Some believe that inability to reach orgasm means there’s something wrong with a woman or her relationship. However, the inability to orgasm is rarely the woman’s fault. She may be on a medication or suffer from a medical problem that prevents her from reaching the peak. Another possibility is that she hasn’t learned what type of stimulation she needs to orgasm.
This particular myth is something a lot of men believe. They may worry that if their female partner doesn’t orgasm, then they aren’t a skillful lover. Sometimes all the skill in the world can’t bring a woman to the point of orgasm. She has to take care of a few things herself as well.
The final myth is that a woman must have an orgasm to enjoy sex.

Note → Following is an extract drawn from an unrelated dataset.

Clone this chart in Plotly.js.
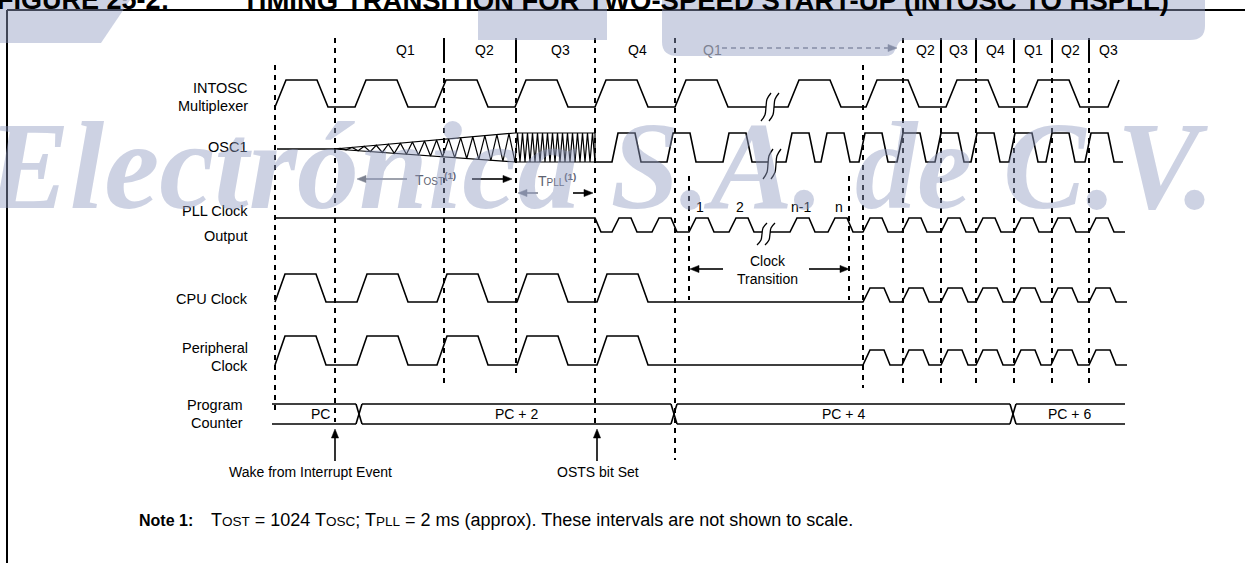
<!DOCTYPE html>
<html><head><meta charset="utf-8">
<script src="https://cdn.plot.ly/plotly-3.0.1.min.js"></script>
<style>html,body{margin:0;padding:0;background:#fff;overflow:hidden}#chart{width:1245px;height:563px}</style>
</head><body><div id="chart"></div>
<script>
// ===== DATA (time positions, in diagram time units) =====
const rowLabels = ['INTOSC', 'Multiplexer', 'OSC1', 'PLL Clock', 'Output', 'CPU Clock', 'Peripheral', 'Clock', 'Program', 'Counter'];
const qBoundaries = [275, 335, 444, 516, 595, 675, 863, 903, 941, 976, 1014, 1052, 1089];
const qLabels = ['Q1', 'Q2', 'Q3', 'Q4', 'Q1', 'Q2', 'Q3', 'Q4', 'Q1', 'Q2', 'Q3'];
const qLabelTimes = [405, 484, 560, 637, 712, 925, 958, 995, 1033, 1070, 1108];
const intoscRises = [275, 355, 435, 515, 595, 675, 788, 866, 946, 1027, 1108];
const osc1StartupCycles = 15;      // growing oscillation during TOST
const osc1StableCycles = 16;       // dense oscillation during TPLL
const osc1Events = [334, 515, 595]; // start-up begins, OST ends, PLL lock
const osc1Rises = [612, 667, 723, 786, 821, 859, 897, 935, 971, 1009, 1046, 1085];
const pllOutputStart = 595;
const pllRises = [612, 652, 689, 729, 790, 828, 863, 902, 941, 976, 1014, 1051, 1089];
const pllCountLabels = ['1', '2', 'n-1', 'n'];
const pllCountPulseIndex = [2, 3, 4, 5];
const cpuSlowRises = [275, 357, 437, 517, 597];
const cpuFastRises = [863, 902, 941, 976, 1014, 1051, 1089];
const periphSlowRises = [275, 357, 437, 517, 597];
const periphFastRises = [863, 902, 941, 976, 1014, 1051, 1089];
const pcLabels = ['PC', 'PC + 2', 'PC + 4', 'PC + 6'];
const pcChanges = [359, 674, 1013];
const pcSpan = [272, 1125];
const breakTime = 770;
const tostInterval = [357, 512];
const tpllInterval = [518, 593];
const clockTransition = [689, 849];
const wakeEvent = 335;
const ostsEvent = 597;

// ===== LAYOUT / STYLE =====
const W = 1245, H = 563;
const ROW = {
  intosc: {hi: 80, lo: 107},
  osc1: {mid: 149, hi: 133, lo: 162},
  pll: {hi: 218, lo: 232},
  cpu: {hi: 274, lo: 302, fastHi: 288},
  per: {hi: 336, lo: 365, fastHi: 350},
  pc: {top: 404, bot: 424}
};
const SH_SLOW = {rise: 11, high: 31, fall: 11};
const SH_CPU = {rise: 10, high: 31, fall: 10};
const SH_FAST = {rise: 7, high: 14, fall: 6};
const SH_OSC = {rise: 6, high: 17, fall: 6};
const SH_PLL = {rise: 7, high: 12, fall: 6};
const FONT = 'Liberation Sans, Arial, sans-serif';
const WM = 'rgba(144,155,192,0.45)';
const GREY = '#7d8291';

function pulses(rises, sh, hi, lo) {
  const p = [];
  rises.forEach(r => {
    p.push([r, lo], [r + sh.rise, hi], [r + sh.rise + sh.high, hi], [r + sh.rise + sh.high + sh.fall, lo]);
  });
  return p;
}
function clip(pts, a, b) {
  const out = [];
  for (let i = 0; i < pts.length - 1; i++) {
    const [x0, y0] = pts[i], [x1, y1] = pts[i + 1];
    const l = Math.max(a, x0), h = Math.min(b, x1);
    if (h < l) continue;
    if (x1 === x0) { out.push([x0, y0], [x1, y1]); continue; }
    const f = x => y0 + (y1 - y0) * (x - x0) / (x1 - x0);
    if (!out.length || out[out.length - 1][0] !== l) out.push([l, f(l)]);
    out.push([h, f(h)]);
  }
  return out;
}
function gap(pts, g0, g1) { return clip(pts, -1e9, g0).concat([[null, null]], clip(pts, g1, 1e9)); }
function line(pts, w, color, extra) {
  return Object.assign({type: 'scatter', mode: 'lines', x: pts.map(p => p[0]), y: pts.map(p => p[1]),
    line: {color: color || '#000', width: w || 1.6}, hoverinfo: 'skip', showlegend: false}, extra || {});
}
const G0 = breakTime - 4, G1 = breakTime + 4;
const traces = [];

// INTOSC
let p = pulses(intoscRises, SH_SLOW, ROW.intosc.hi, ROW.intosc.lo);
p = clip(p, 275, intoscRises[intoscRises.length - 1] + SH_SLOW.rise);
traces.push(line(gap(p, G0, G1)));

// OSC1
const [oStart, oOst, oLock] = osc1Events;
traces.push(line([[277, ROW.osc1.mid], [oStart, ROW.osc1.mid]]));
const up = x => ROW.osc1.mid - (ROW.osc1.mid - ROW.osc1.hi) * (x - oStart) / (oOst - oStart);
const dn = x => ROW.osc1.mid + (ROW.osc1.lo - ROW.osc1.mid) * (x - oStart) / (oOst - oStart);
let z = [];
for (let k = 0; k <= osc1StartupCycles * 2; k++) {
  const x = oStart + (oOst - oStart) * k / (osc1StartupCycles * 2);
  z.push([x, k % 2 ? up(x) : dn(x)]);
}
traces.push(line(z, 1.2));
z = [];
for (let k = 0; k <= osc1StableCycles * 2; k++) {
  const x = oOst + (oLock - oOst) * k / (osc1StableCycles * 2);
  z.push([x, k % 2 ? ROW.osc1.hi : ROW.osc1.lo]);
}
traces.push(line(z, 1.2));
traces.push(line([[oStart, ROW.osc1.mid], [oOst, ROW.osc1.hi], [oLock, ROW.osc1.hi], [oLock, ROW.osc1.lo], [oOst, ROW.osc1.lo], [oStart, ROW.osc1.mid]], 1.2));
p = [[oLock, ROW.osc1.lo]].concat(pulses(osc1Rises, SH_OSC, ROW.osc1.hi, ROW.osc1.lo), [[1123, ROW.osc1.lo]]);
traces.push(line(gap(p, G0 + 2, G1 + 2)));

// PLL clock output
p = [[275, ROW.pll.hi], [pllOutputStart, ROW.pll.hi], [pllOutputStart + 6, ROW.pll.lo]]
  .concat(pulses(pllRises, SH_PLL, ROW.pll.hi, ROW.pll.lo), [[1125, ROW.pll.lo]]);
traces.push(line(gap(p, G0 - 4, G1 - 4)));

// CPU clock
p = pulses(cpuSlowRises, SH_CPU, ROW.cpu.hi, ROW.cpu.lo)
  .concat(pulses(cpuFastRises, SH_FAST, ROW.cpu.fastHi, ROW.cpu.lo), [[1127, ROW.cpu.lo]]);
traces.push(line(p));
// Peripheral clock
p = pulses(periphSlowRises, SH_CPU, ROW.per.hi, ROW.per.lo)
  .concat(pulses(periphFastRises, SH_FAST, ROW.per.fastHi, ROW.per.lo), [[1127, ROW.per.lo]]);
traces.push(line(p));

// Program counter bus
const edges = [pcSpan[0]].concat(pcChanges, [pcSpan[1]]);
const bus = [];
for (let i = 0; i < edges.length - 1; i++) {
  const a = i === 0 ? edges[i] : edges[i] + 3, b = i === edges.length - 2 ? edges[i + 1] : edges[i + 1] - 3;
  bus.push([a, ROW.pc.top], [b, ROW.pc.top], [null, null], [a, ROW.pc.bot], [b, ROW.pc.bot], [null, null]);
}
pcChanges.forEach(c => {
  bus.push([c - 3, ROW.pc.top], [c + 3, ROW.pc.bot], [null, null], [c - 3, ROW.pc.bot], [c + 3, ROW.pc.top], [null, null]);
});
traces.push(line(bus, 1.6));

// break symbols
function brk(cx, cy, h) {
  const out = [];
  [-4, 4].forEach(d => {
    const x = cx + d;
    out.push(line([[x + 5, cy - h], [x + 1, cy - h * 0.55], [x, cy], [x - 1, cy + h * 0.55], [x - 5, cy + h]], 1.3, '#000', {line: {color: '#000', width: 1.3, shape: 'spline'}}));
  });
  return out;
}
traces.push(...brk(breakTime, ROW.intosc.lo, 14), ...brk(breakTime + 2, ROW.osc1.lo + 2, 15), ...brk(breakTime - 4, ROW.pll.lo + 2, 11));

// dashed time lines
const extents = {275: [65, 413], 335: [38, 422], 444: [58, 388], 516: [58, 378], 595: [38, 428], 675: [38, 460],
  863: [65, 388], 903: [38, 388], 941: [58, 388], 976: [58, 388], 1014: [58, 388], 1052: [58, 388], 1089: [58, 388]};
const dl = [];
qBoundaries.forEach(t => { dl.push([t, extents[t][0]], [t, extents[t][1]], [null, null]); });
clockTransition.forEach(t => { dl.push([t, 176], [t, 300], [null, null]); });
traces.unshift(line(dl, 2, '#000', {line: {color: '#000', width: 2, dash: '5px,5px'}}));
const sol = [];
[444, 516, 941, 976, 1014, 1052, 1089].forEach(t => sol.push([t, 38], [t, 60], [null, null]));
traces.push(line(sol, 2));

// ===== annotations & arrows =====
const ann = [];
const shapes = [];
function txt(x, y, t, o) {
  ann.push(Object.assign({x: x, y: y, xref: 'x', yref: 'y', text: t, showarrow: false,
    font: {family: FONT, size: 14, color: '#000'}, xanchor: 'center', yanchor: 'middle'}, o || {}));
}
function arrow(x, y, ax, ay, col, dash) {
  col = col || '#000';
  const dx = x - ax, dy = y - ay, L = Math.hypot(dx, dy), ux = dx / L, uy = dy / L;
  const hl = 9, hw = 3.6;
  const bx = x - ux * hl, by = y - uy * hl;
  shapes.push({type: 'line', xref: 'x', yref: 'y', x0: ax, y0: ay, x1: bx, y1: by, line: {color: col, width: 1.6, dash: dash || 'solid'}});
  shapes.push({type: 'path', xref: 'x', yref: 'y', fillcolor: col, line: {color: col, width: 0.5},
    path: `M${x},${y} L${bx - uy * hw},${by + ux * hw} L${bx + uy * hw},${by - ux * hw} Z`});
}
const labY = [88, 106, 147, 211, 236, 299, 348, 366, 405, 423];
rowLabels.forEach((l, i) => txt(i >= 8 ? 245 : 250, labY[i], l, {xanchor: 'right', font: {family: FONT, size: 14.5, color: '#000'}}));
qLabels.forEach((q, i) => txt(qLabelTimes[i], 50, q, {font: {family: FONT, size: 14, color: i === 4 ? GREY : '#000'}}));
pcLabels.forEach((l, i) => txt((edges[i] + edges[i + 1]) / 2 + (i === 0 ? 5 : 0), 414, l));
pllCountLabels.forEach((l, i) => txt(pllRises[pllCountPulseIndex[i]] + 11, 207, l));
// TOST / TPLL
txt((tostInterval[0] + tostInterval[1]) / 2 + 1, 179, 'T<span style="font-size:10px">OST</span><sup><b>(1)</b></sup>', {font: {family: FONT, size: 14, color: '#5e6270'}});
arrow(tostInterval[0], 179, tostInterval[0] + 50, 179, GREY);
arrow(tostInterval[1], 179, tostInterval[1] - 40, 179);
txt((tpllInterval[0] + tpllInterval[1]) / 2 + 1, 180, 'T<span style="font-size:10px">PLL</span><sup><b>(1)</b></sup>', {font: {family: FONT, size: 14, color: '#5e6270'}});
arrow(tpllInterval[0], 193, tpllInterval[0] + 20, 193, GREY);
arrow(tpllInterval[1], 193, tpllInterval[1] - 20, 193);
// clock transition
txt((clockTransition[0] + clockTransition[1]) / 2 - 2, 270, 'Clock<br>Transition');
arrow(clockTransition[0] + 1, 269, clockTransition[0] + 34, 269);
arrow(clockTransition[1], 269, clockTransition[1] - 40, 269);
// Q1 continuation arrow
arrow(897, 48, 722, 48, GREY, '5px,4px');
// events
arrow(wakeEvent, 429, wakeEvent, 461);
arrow(ostsEvent, 429, ostsEvent, 461);
txt(310, 472, 'Wake from Interrupt Event');
txt(598, 472, 'OSTS bit Set');
// note
txt(137, 520, '<b>Note 1:</b>', {xanchor: 'left', font: {family: FONT, size: 16, color: '#000'}});
txt(209, 520, 'T<span style="font-size:13.5px">OST</span> = 1024 T<span style="font-size:13.5px">OSC</span>; T<span style="font-size:13.5px">PLL</span> = 2 ms (approx). These intervals are not shown to scale.', {xanchor: 'left', font: {family: FONT, size: 18, color: '#000'}});
// cut-off figure title (paper coords so it may sit above the top edge)
const py = v => 1 - v / H;
ann.push({x: 172, xref: 'x', y: py(0.5), yref: 'paper', text: '<b>FIGURE 25-2:</b>', showarrow: false, xanchor: 'right', yanchor: 'middle', font: {family: FONT, size: 27, color: '#000'}});
ann.push({x: 240, xref: 'x', y: py(0.5), yref: 'paper', text: '<b>TIMING TRANSITION FOR TWO-SPEED START-UP (INTOSC TO HSPLL)</b>', showarrow: false, xanchor: 'left', yanchor: 'middle', font: {family: FONT, size: 27.5, color: '#000'}});
// watermark
txt(600, 166, 'Electrónica S.A. de C.V.', {font: {family: 'Liberation Serif, serif', size: 124, color: WM, weight: 'bold', style: 'italic'}});

// ===== frame & watermark blobs =====
shapes.unshift(
  {type: 'line', x0: 7, x1: W, y0: 10, y1: 10, xref: 'x', yref: 'y', line: {color: '#000', width: 2}},
  {type: 'line', x0: 7, x1: 7, y0: 10, y1: H, xref: 'x', yref: 'y', line: {color: '#000', width: 2}}
);
shapes.push(
  {type: 'path', path: 'M0,0 L130,0 L101,43 L0,43 Z', xref: 'x', yref: 'y', fillcolor: WM, line: {width: 0}, layer: 'above'},
  {type: 'rect', x0: 478, x1: 607, y0: 0, y1: 40, xref: 'x', yref: 'y', fillcolor: WM, line: {width: 0}, layer: 'above'},
  {type: 'path', path: 'M662,0 L1205,0 L1205,26 Q1205,40 1190,40 L905,40 Q900,40 898,44 L895,50 Q893,56 885,56 L678,56 Q662,56 662,42 Z', xref: 'x', yref: 'y', fillcolor: WM, line: {width: 0}, layer: 'above'}
);

Plotly.newPlot('chart', traces, {
  width: W, height: H, margin: {l: 0, r: 0, t: 0, b: 0},
  paper_bgcolor: '#fff', plot_bgcolor: '#fff', showlegend: false,
  xaxis: {range: [0, W], visible: false, fixedrange: true},
  yaxis: {range: [H, 0], visible: false, fixedrange: true},
  shapes: shapes, annotations: ann
}, {staticPlot: true, displayModeBar: false});
</script></body></html>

I know from personal experience that this isn’t true. Sex is enjoyable simply as an intimate, bonding experience, and a fun activity to do as a couple. An orgasm isn’t necessary for sex to be pleasurable or fulfilling for a woman.
Tips to achieve orgasm
Foreplay is the preparation for great, orgasm-causing sex. An important fact for men to keep in mind is that women take longer to become aroused than them. This means foreplay might need to take a little longer than in the past. Kissing, cuddling, and massaging each other are great ways to get in the mood.
Communication is also extremely important before sex even begins. Open communication between partners means both the man and the woman have a chance to discuss their needs and what they want out of sex. They can also let each other know what they do and don’t like.
During sex, relaxation is key. If a woman is stressed and takes her worries into the bedroom with her, it can be incredibly hard to reach orgasm. Massaging each other, while a type of foreplay, is also great for relaxation before sex.
Finally, have fun! If you make sex all about the orgasm, you’ll likely feel too pressured about experience an orgasm to actually have one. Just appreciate the experience as a way to get closer to your partner, and an orgasm will come in its own time.